I wish IRRI were included in the study. Here we have linked IRRI research outputs to our catalog and the rice database so that scientists within the IRRI campus can access full text materials. We couldn’t give public access to copyrighted materials. IRRI public goods are available via its web site at http://beta.irri.org/publications/index.php?option=com_wrapper&Itemid=21
IRRI books are available at Google Books, while photos may be viewed/downloaded via the web site or through Flickr. We also have started populating a DSpace repository dedicated to IRRI public goods at http://172.29.75.30:8080/dspace/
@ Hugo: Am still in analysis stage for the data but at a glance- it depends on the journal your article is submitted to.
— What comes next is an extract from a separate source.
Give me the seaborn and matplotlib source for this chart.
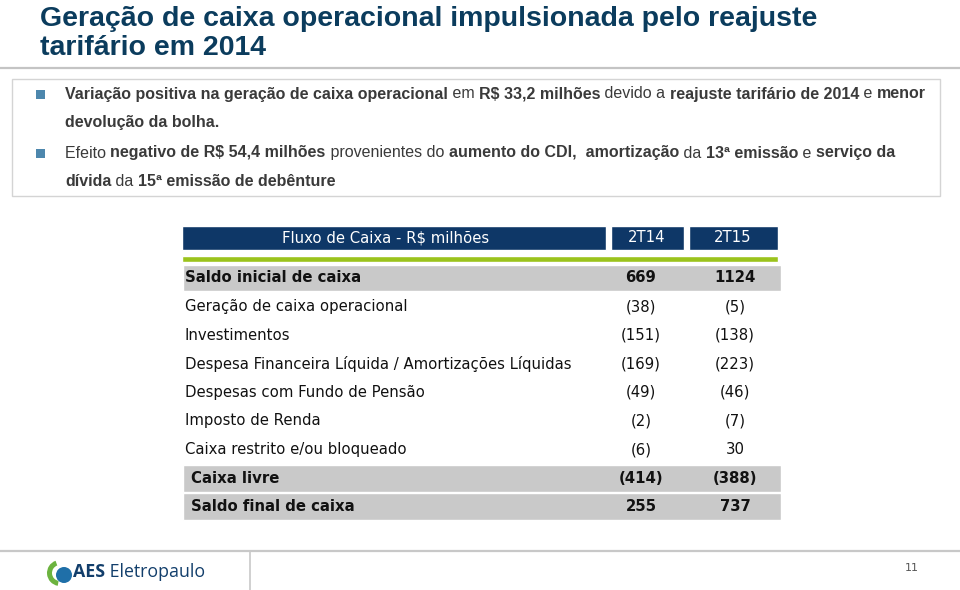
import numpy as np
import pandas as pd
import matplotlib
matplotlib.use('Agg')
import matplotlib.pyplot as plt
from matplotlib import font_manager
from matplotlib.patches import Rectangle, Wedge, Circle
import seaborn as sns

# ---- data ----
title_lines = ['Geração de caixa operacional impulsionada pelo reajuste',
               'tarifário em 2014']

bullet1 = [[('Variação positiva na geração de caixa operacional', True), (' em ', False),
            ('R$ 33,2 milhões', True), (' devido a ', False),
            ('reajuste tarifário de 2014', True), (' e ', False), ('menor', True)],
           [('devolução da bolha.', True)]]
bullet2 = [[('Efeito ', False), ('negativo de R$ 54,4 milhões', True), (' provenientes do ', False),
            ('aumento do CDI,  amortização', True), (' da ', False), ('13ª emissão', True),
            (' e ', False), ('serviço da', True)],
           [('dívida', True), (' da ', False), ('15ª emissão de debênture', True)]]

header = ['Fluxo de Caixa - R$ milhões', '2T14', '2T15']
rows = ['Saldo inicial de caixa', 'Geração de caixa operacional', 'Investimentos',
        'Despesa Financeira Líquida / Amortizações Líquidas', 'Despesas com Fundo de Pensão',
        'Imposto de Renda', 'Caixa restrito e/ou bloqueado', 'Caixa livre', 'Saldo final de caixa']
v_2t14 = [669, -38, -151, -169, -49, -2, -6, -414, 255]
v_2t15 = [1124, -5, -138, -223, -46, -7, 30, -388, 737]
bold_rows = ['Saldo inicial de caixa', 'Caixa livre', 'Saldo final de caixa']
band_rows = ['Saldo inicial de caixa', 'Caixa livre', 'Saldo final de caixa']
page = '11'

df = pd.DataFrame({'item': rows, '2T14': v_2t14, '2T15': v_2t15})

# ---- style ----
sns.set_theme(style='white')
avail = {f.name for f in font_manager.fontManager.ttflist}
narrow = 'Liberation Sans Narrow' if 'Liberation Sans Narrow' in avail else 'Liberation Sans'
plt.rcParams['font.family'] = ['DejaVu Sans']

navy = '#0e3767'
title_col = '#0b3c5d'
text_col = '#3a3a3a'

W, H = 960, 590
fig = plt.figure(figsize=(9.6, 5.9), dpi=100)
fig.patch.set_facecolor('white')
bg = fig.add_axes([0, 0, 1, 1])
bg.set_xlim(0, W)
bg.set_ylim(H, 0)
bg.axis('off')
renderer = fig.canvas.get_renderer()


def width_px(s, size, family, weight='normal'):
    t1 = bg.text(0, 0, '|' + s + '|', fontsize=size, family=family, fontweight=weight)
    t2 = bg.text(0, 0, '||', fontsize=size, family=family, fontweight=weight)
    w = t1.get_window_extent(renderer).width - t2.get_window_extent(renderer).width
    t1.remove()
    t2.remove()
    return w


def fit(parts, target, family, ref=10):
    w = sum(width_px(s, ref, family, 'bold' if b else 'normal') for s, b in parts)
    return ref * target / w


def draw_runs(x, y, parts, size, family, color, va='center'):
    for s, b in parts:
        wt = 'bold' if b else 'normal'
        bg.text(x, y, s, fontsize=size, family=family, fontweight=wt, color=color,
                va=va, ha='left')
        x += width_px(s, size, family, wt)


# ---- title ----
tsize = min(fit([(title_lines[0], True)], 803, narrow), 20.5)
bg.text(40, 26, title_lines[0], fontsize=tsize, family=narrow, fontweight='bold',
        color=title_col, va='baseline')
bg.text(40, 55, title_lines[1], fontsize=tsize, family=narrow, fontweight='bold',
        color=title_col, va='baseline')
bg.plot([0, W], [68, 68], color='#c4c4c4', lw=1.6)

# ---- bullet box ----
bg.add_patch(Rectangle((12, 79), 928, 117, facecolor='white', edgecolor='#d4d4d4', lw=1))
bsize = fit(bullet1[0], 857, narrow)
for by, lines in [(94, bullet1), (153, bullet2)]:
    bg.add_patch(Rectangle((36, by - 4.5), 9, 9, facecolor='#4d87ad', edgecolor='none'))
    for k, parts in enumerate(lines):
        draw_runs(65, by + k * 29, parts, bsize, narrow, text_col)

# ---- table ----
y0, dy = 278, 28.6
top_px, bot_px = 225, 523
tab = fig.add_axes([182 / W, 1 - bot_px / H, (781 - 182) / W, (bot_px - top_px) / H])
tab.set_xlim(182, 781)
tab.set_ylim((bot_px - y0) / dy, (top_px - y0) / dy)
tab.axis('off')

idx = np.arange(len(df))
hy = (238 - y0) / dy
gy = (259 - y0) / dy
tab.barh([hy] * 3, [424, 73, 89], left=[182, 611, 689], height=24 / dy, color=navy)
tab.barh([gy], [596], left=[182], height=6 / dy, color='#9bc31c')
band = df['item'].isin(band_rows).to_numpy()
tab.barh(idx[band], 598, left=183, height=0.94, color='#c9c9c9')

lsize = fit([(rows[3], False)], 386, 'DejaVu Sans')
for hx, h in zip([386, 647, 733], header):
    tab.text(hx, hy, h, color='white', fontsize=lsize, ha='center', va='center')


def fmt(v):
    return f'({abs(v)})' if v < 0 else f'{v}'


for i, r in df.iterrows():
    b = r['item'] in bold_rows
    wt = 'bold' if b else 'normal'
    lx = 191 if r['item'] in ('Caixa livre', 'Saldo final de caixa') else 185
    tab.text(lx, i, r['item'], fontsize=lsize, fontweight=wt, color='#111111',
             ha='left', va='center')
    tab.text(641, i, fmt(r['2T14']), fontsize=lsize, fontweight=wt, color='#111111',
             ha='center', va='center')
    tab.text(735, i, fmt(r['2T15']), fontsize=lsize, fontweight=wt, color='#111111',
             ha='center', va='center')

# ---- footer ----
bg.plot([0, W], [551, 551], color='#c8c8c8', lw=1.6)
bg.plot([250, 250], [551, 590], color='#c8c8c8', lw=1.2)
bg.add_patch(Wedge((60, 573), 13, 100, 250, width=5, facecolor='#6cb33f', edgecolor='none'))
bg.add_patch(Circle((64, 575), 8, facecolor='#1f6fa8', edgecolor='none'))
logo = [('AES', True), (' Eletropaulo', False)]
fsize = fit(logo, 132, 'Open Sans')
draw_runs(73, 572, logo, fsize, 'Open Sans', '#123e6b')
bg.text(912, 568, page, fontsize=8, color='#555555', ha='center', va='center')

fig.savefig('out.png', dpi=100, facecolor='white')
However some Centers have ingeniously shared the same research in final draft/pdf form in their websites- making that work accessible (as Peter mentions in his comment).
@Peter: Thanks for the input. What you say is true of some Centers (IFPRI is an excellent example), but not most of the centers I benchmarked. This is a study that aims to get people to realise there are many ways to share their research online (not many are aware).
Hi Mila,thanks. Looks like IRRI is doing a great job of sharing their research via website, Flickr and Google Books. Would be great to include more centers in the study, however, funds and time was limited.
Interesting how the desire to make research outputs fly seems to be universal:
(Image in the download links of all books to which IRRI owns copyright at http://books.irri.org)
Marco
Oops images don’t appear here. Check it at http://books.irri.org/download.gif
Excellent Internet connectivity is not a theory, it is something that centers (and institutions involved in research in general) need to invest in. It doesn’t come cheap, and it’s not a single DSL line going into a research center either.
Hi Marco. Thanks for the IRRI book link. You’re right about internet connectivity- it requires investment. The statement was more an assumption I had since I was in a Center with reasonable internet access (which probably invested more than some other research institutions or universities in the region, but that’s another story).